Strengthening the nation in this manner runs counter to the Brutish goal, which is shared by Nkunda, which may say something about how he is ultimately supported. He, along with other groups, run rogue mining operations in North Kivu, stealing minerals which they sell. Eastern D.R.C. is the second-richest mining area in the D.R.C., after Katanga in the South. The mineral merchant companies in Rwanda that buy these minerals, are no longer owned by the government, which has privatized them.

On Nov. 4, Nkunda threatened that if the government didn't talk to him on his terms, he would link up with other groups and overthrow Kabila. "We will continue fighting and we will fight all the way to Kinshasa," he said. That Nkunda would be able to do this with his 4,000 men, is considered ludicrous. No insurgency has been able to march from eastern D.R.C. to Kinshasa, in the past ten years, without the help of the Ugandan or Rwandan army.
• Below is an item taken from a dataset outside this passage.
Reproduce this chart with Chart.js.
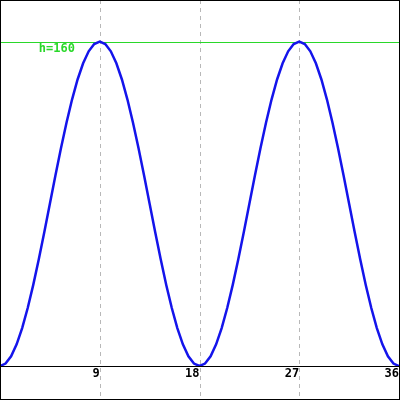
<!DOCTYPE html>
<html><head><meta charset="utf-8">
<script src="https://cdn.jsdelivr.net/npm/chart.js@4/dist/chart.umd.min.js"></script>
<style>html,body{margin:0;padding:0;background:#fff}canvas{display:block}</style>
</head><body>
<canvas id="c" width="400" height="400"></canvas>
<script>
const times = [0,0.5,1,1.5,2,2.5,3,3.5,4,4.5,5,5.5,6,6.5,7,7.5,8,8.5,9,9.5,10,10.5,11,11.5,12,12.5,13,13.5,14,14.5,15,15.5,16,16.5,17,17.5,18,
  18.5,19,19.5,20,20.5,21,21.5,22,22.5,23,23.5,24,24.5,25,25.5,26,26.5,27,27.5,28,28.5,29,29.5,30,30.5,31,31.5,32,32.5,33,33.5,34,34.5,35,35.5,36];
const heights = [0,1.2,4.8,10.7,18.7,28.6,40,52.6,66.1,80,93.9,107.4,120,131.4,141.3,149.3,155.2,158.8,160,158.8,155.2,149.3,141.3,131.4,120,107.4,93.9,80,66.1,52.6,40,28.6,18.7,10.7,4.8,1.2,0,
  1.2,4.8,10.7,18.7,28.6,40,52.6,66.1,80,93.9,107.4,120,131.4,141.3,149.3,155.2,158.8,160,158.8,155.2,149.3,141.3,131.4,120,107.4,93.9,80,66.1,52.6,40,28.6,18.7,10.7,4.8,1.2,0];
const tickValues = [9,18,27,36];
const tickLabels = ['9','18','27','36'];
const refValue = 160;
const refLabel = 'h=160';
const refLabelX = 3.5;

const points = times.map((t,i)=>({x:t,y:heights[i]}));

const framePlugin = {
  id:'frame',
  beforeDatasetsDraw(chart){
    const {ctx, scales:{x,y}, width, height} = chart;
    ctx.save();
    ctx.strokeStyle = '#b8b8b8';
    ctx.lineWidth = 1;
    ctx.setLineDash([4,4]);
    tickValues.forEach(v=>{
      if (v >= x.max) return;
      const px = Math.round(x.getPixelForValue(v)) + 0.5;
      ctx.beginPath(); ctx.moveTo(px,0); ctx.lineTo(px,height); ctx.stroke();
    });
    ctx.setLineDash([]);
    const ry = Math.round(y.getPixelForValue(refValue)) + 0.5;
    ctx.strokeStyle = '#2ad82a';
    ctx.beginPath(); ctx.moveTo(0,ry); ctx.lineTo(width,ry); ctx.stroke();
    const ay = Math.round(y.getPixelForValue(0)) + 0.5;
    ctx.strokeStyle = '#000';
    ctx.beginPath(); ctx.moveTo(0,ay); ctx.lineTo(width,ay); ctx.stroke();
    ctx.fillStyle = '#2ad82a';
    ctx.font = 'bold 12px "DejaVu Sans Mono", monospace';
    ctx.textBaseline = 'top';
    ctx.textAlign = 'left';
    ctx.fillText(refLabel, x.getPixelForValue(refLabelX), ry + 0.5);
    ctx.restore();
  },
  afterDraw(chart){
    const {ctx, width, height} = chart;
    ctx.save();
    ctx.strokeStyle = '#000';
    ctx.lineWidth = 1;
    ctx.strokeRect(0.5,0.5,width-1,height-1);
    ctx.restore();
  }
};

new Chart(document.getElementById('c'), {
  type:'line',
  data:{datasets:[{data:points, borderColor:'rgb(20,20,235)', borderWidth:2.5, pointRadius:0, tension:0, fill:false}]},
  options:{
    responsive:false, animation:false,
    layout:{padding:0},
    plugins:{legend:{display:false}, tooltip:{enabled:false}},
    scales:{
      x:{type:'linear', min:0, max:36,
        afterBuildTicks:s=>{s.ticks = tickValues.map(v=>({value:v}));},
        ticks:{align:'end', padding:1, color:'#000', autoSkip:false, maxRotation:0,
          font:{family:'DejaVu Sans Mono', size:12, weight:'bold'},
          callback:v=>tickLabels[tickValues.indexOf(v)]},
        grid:{display:false, drawTicks:false},
        border:{display:false},
        afterFit:s=>{s.height = 34;}
      },
      y:{display:false, min:0, max:180.5}
    }
  },
  plugins:[framePlugin]
});
</script>
</body></html>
But until the D.R.C. has an adequately trained and equipped army, Nkunda will be able to keep the killing machine at work in North Kivu.

Kabila has refused to talk only to Nkunda, insisting on talking to all the groups in North Kivu. In addition to the over 20 militias, there are over 400 ethnic groups in the province, according to African sources. After Kabila's refusal, Nkunda's forces, over the last four days, asked the people to leave certain towns, and began systematically killing men who didn't heed their orders, according to news reports, because they considered them pro-government, and therefore, their enemies.
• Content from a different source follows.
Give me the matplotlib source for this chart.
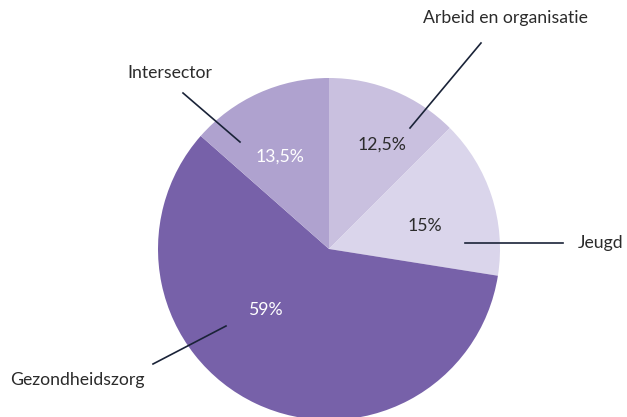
import matplotlib.pyplot as plt

# Data
labels = ['Arbeid en organisatie', 'Jeugd', 'Gezondheidszorg', 'Intersector']
values = [12.5, 15, 59, 13.5]
pct_text = ['12,5%', '15%', '59%', '13,5%']
colors = ['#c9c0df', '#dad5eb', '#7761a9', '#afa2cf']
pct_colors = ['#2b2b2b', '#2b2b2b', 'white', 'white']

plt.rcParams['font.family'] = ['Lato', 'DejaVu Sans']
FS = 12.7

W, H = 627, 417
fig = plt.figure(figsize=(W / 100, H / 100), dpi=100)
ax = fig.add_axes([0, 0, 1, 1])

# pixel -> data (y flipped)
def P(x, y):
    return x, H - y

cx, cy = P(329, 249)
ax.pie(values, colors=colors, startangle=90, counterclock=False,
       center=(cx, cy), radius=171, frame=True,
       wedgeprops=dict(linewidth=0))
ax.set_xlim(0, W)
ax.set_ylim(0, H)
ax.axis('off')

# percentage labels
pct_pos = [(382, 145), (425, 226), (266, 310), (280, 157)]
for t, c, (x, y) in zip(pct_text, pct_colors, pct_pos):
    ax.text(*P(x, y), t, color=c, fontsize=FS, ha='center', va='center')

# leader lines
lines = [((410, 128), (481, 43)),
         ((465, 243), (563, 243)),
         ((226, 326), (153, 364)),
         ((240, 142), (183, 93))]
for (x0, y0), (x1, y1) in lines:
    ax.plot([P(x0, y0)[0], P(x1, y1)[0]], [P(x0, y0)[1], P(x1, y1)[1]],
            color='#1a2338', lw=1.2)

# category labels
ax.text(*P(505, 18), labels[0], fontsize=FS, color='#2b2b2b', ha='center', va='center')
ax.text(*P(578, 243), labels[1], fontsize=FS, color='#2b2b2b', ha='left', va='center')
ax.text(*P(10, 380), labels[2], fontsize=FS, color='#2b2b2b', ha='left', va='center')
ax.text(*P(170, 73), labels[3], fontsize=FS, color='#2b2b2b', ha='center', va='center')

fig.savefig('out.png', dpi=100)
This activity is now being played up in the British press, allowing Malloch-Brown to militate for a greater role by Britain in this crisis, in order to bypass the UN and AU. Some are deluding themselves into thinking that because of the demands on Britain militarily, because of the Afghanistan deployment, the British won't have the troop strength to intervene into the D.R.C., and mess up the UN peacekeeping deployment. In fact, London's financial cartel would consider a British intervention into Africa, which would ultimately lead to a great population reduction, as having a higher strategic significance than Afghanistan, where other nations have been sucked in, to do little more than protect the drug production.
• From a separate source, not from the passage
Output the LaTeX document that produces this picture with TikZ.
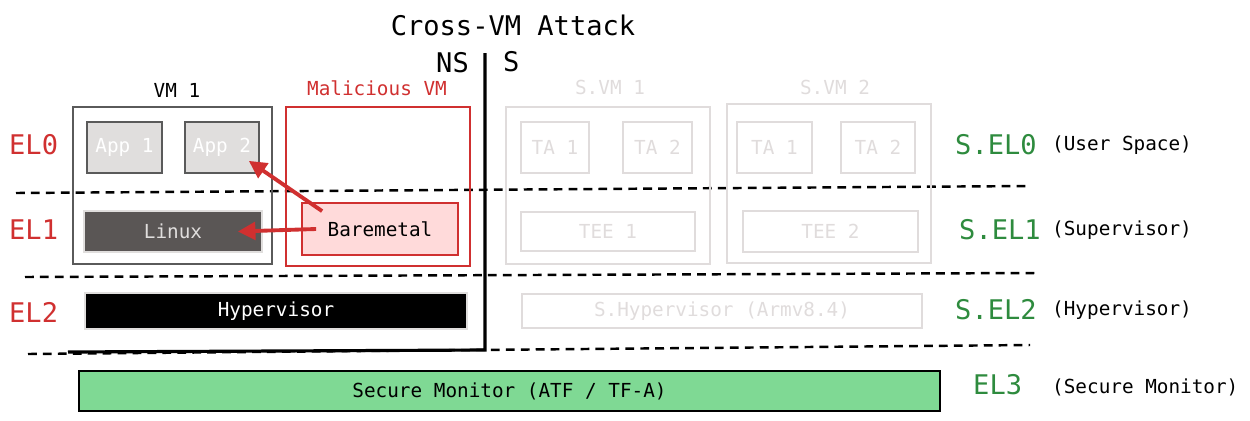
\documentclass[tikz,border=0pt]{standalone}
\usepackage{fontspec}
\setmainfont{DejaVu Sans Mono}
\usetikzlibrary{arrows.meta}
\definecolor{elred}{RGB}{208,48,48}
\definecolor{elgreen}{RGB}{46,139,62}
\definecolor{monfill}{RGB}{127,217,148}
\definecolor{faint}{RGB}{224,220,220}
\definecolor{appfill}{RGB}{224,222,221}
\definecolor{boxgray}{RGB}{90,90,90}
\definecolor{linuxfill}{RGB}{90,86,85}
\definecolor{barefill}{RGB}{255,218,218}
\tikzset{
  small/.style={font=\fontsize{11}{13}\selectfont},
  big/.style={font=\fontsize{15.4}{18}\selectfont},
  box/.style={small, rectangle, draw, line width=1pt, inner sep=0pt},
  sbox/.style={box, draw=faint, text=faint},
  divider/.style={dashed, line width=1.4pt, dash pattern=on 5pt off 3.5pt},
  atk/.style={elred, line width=2.2pt, -{Triangle[length=10pt,width=10pt]}}
}
\begin{document}
\begin{tikzpicture}[x=0.02cm, y=-0.02cm]
	\useasboundingbox (0,0) rectangle (1250,420);
	\node [big] (title) at (513,25) {Cross-VM Attack};
	\node [big, anchor=east] (ns) at (475,63) {NS};
	\node [big, anchor=west] (s) at (497,62) {S};
	\draw [divider] (16,193) -- (1030,186);
	\draw [divider] (25,277) -- (1037,273);
	\draw [divider] (28,354) -- (1030,345);
	\coordinate (wtop) at (485,53);
	\coordinate (wcorner) at (485,350);
	\coordinate (wleft) at (68,352);
	\draw [line width=1.8pt] (wleft) -- (wcorner) -- (wtop);
	\node [box, draw=boxgray, minimum width=3.98cm, minimum height=3.14cm] (vm1) at (172.5,185.5) {};
	\node [small] (vm1lbl) at (177,90) {VM 1};
	\node [box, draw=boxgray, fill=appfill, text=white, minimum width=1.5cm, minimum height=1.02cm] (app1) at (124.5,147.5) {App 1};
	\node [box, draw=boxgray, fill=appfill, text=white, minimum width=1.48cm, minimum height=1.02cm] (app2) at (222,147.5) {App 2};
	\node [box, draw=appfill, fill=linuxfill, text=appfill, minimum width=3.56cm, minimum height=0.82cm] (linux) at (173,231.5) {Linux};
	\node [box, draw=elred, minimum width=3.68cm, minimum height=3.18cm] (malvm) at (378,186.5) {};
	\node [small, text=elred] (malvmlbl) at (377,88) {Malicious VM};
	\node [box, draw=elred, fill=barefill, minimum width=3.12cm, minimum height=1.04cm] (bare) at (380,229) {Baremetal};
	\node [box, draw=appfill, fill=black, text=white, minimum width=7.64cm, minimum height=0.72cm] (hyp) at (276,311) {Hypervisor};
	\node [box, draw=black, fill=monfill, minimum width=17.22cm, minimum height=0.8cm] (mon) at (509.5,391) {Secure Monitor (ATF / TF-A)};
	\node [sbox, minimum width=4.08cm, minimum height=3.14cm] (svm1) at (608,185.5) {};
	\node [sbox, minimum width=4.08cm, minimum height=3.18cm] (svm2) at (829,183.5) {};
	\node [small, text=faint] (svm1lbl) at (610,87) {S.VM 1};
	\node [small, text=faint] (svm2lbl) at (835,87) {S.VM 2};
	\node [sbox, minimum width=1.36cm, minimum height=1.02cm] (ta1) at (555,147.5) {TA 1};
	\node [sbox, minimum width=1.38cm, minimum height=1.02cm] (ta2) at (657.5,147.5) {TA 2};
	\node [sbox, minimum width=1.5cm, minimum height=1.02cm] (ta3) at (774.5,147.5) {TA 1};
	\node [sbox, minimum width=1.48cm, minimum height=1.02cm] (ta4) at (878,147.5) {TA 2};
	\node [sbox, minimum width=3.48cm, minimum height=0.78cm] (tee1) at (608,231.5) {TEE 1};
	\node [sbox, minimum width=3.5cm, minimum height=0.82cm] (tee2) at (830.5,231.5) {TEE 2};
	\node [sbox, minimum width=8cm, minimum height=0.68cm] (shyp) at (722,311) {S.Hypervisor (Armv8.4)};
	\draw [atk] ([shift={(0.42cm,-0.18cm)}]bare.north west) -- ([shift={(-0.22cm,0.26cm)}]app2.south east);
	\draw [atk] ([xshift=0.3cm]bare.west) -- ([xshift=-0.5cm]linux.east);
	\node [big, text=elred, anchor=west] (el0) at (3,145) {EL0};
	\node [big, text=elred, anchor=west] (el1) at (3,230) {EL1};
	\node [big, text=elred, anchor=west] (el2) at (3,312) {EL2};
	\node [big, text=elgreen, anchor=west] (sel0) at (949,145) {S.EL0};
	\node [big, text=elgreen, anchor=west] (sel1) at (953,230) {S.EL1};
	\node [big, text=elgreen, anchor=west] (sel2) at (949,310) {S.EL2};
	\node [big, text=elgreen, anchor=west] (el3) at (967,385) {EL3};
	\node [small, anchor=west] (usr) at (1046,145) {(User Space)};
	\node [small, anchor=west] (sup) at (1046,230) {(Supervisor)};
	\node [small, anchor=west] (hypl) at (1046,310) {(Hypervisor)};
	\node [small, anchor=west] (mont) at (1046,387) {(Secure Monitor)};
\end{tikzpicture}
\end{document}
The intense ethnic conflict in Burundi and Rwanda, between Tutsis and Hutus, a legacy of the Belgian colonial period, continues to be the basis for manipulation in the region. No leader who ever tried to overcome this ethnic conflict, in either Rwanda or Burundi, has survived. The Tutsi-Hutu conflict has now spilled over into North Kivu, where members of both groups have migrated or fled. Nkunda is an example of this: He was born in the D.R.C., is a Tutsi, and fought alongside the Tutsi opposition in Rwanda, after the anti-Tutsi genocide there.

This conflict, which has claimed thousands of victims in both countries, has been easy for the London-based Anglo-Dutch financial cartel to manipulate. It provided the basis for the interventions into Congo, which was collapsing at an accelerating rate during the last seven years of the Mobutu dictatorship. In fact, the 1994 genocide was orchestrated by the British to worsen the conflict, and set in motion long-term prospects for destabilizing this part of Africa. No one outside the region who knew how it was set up, did anything to stop it.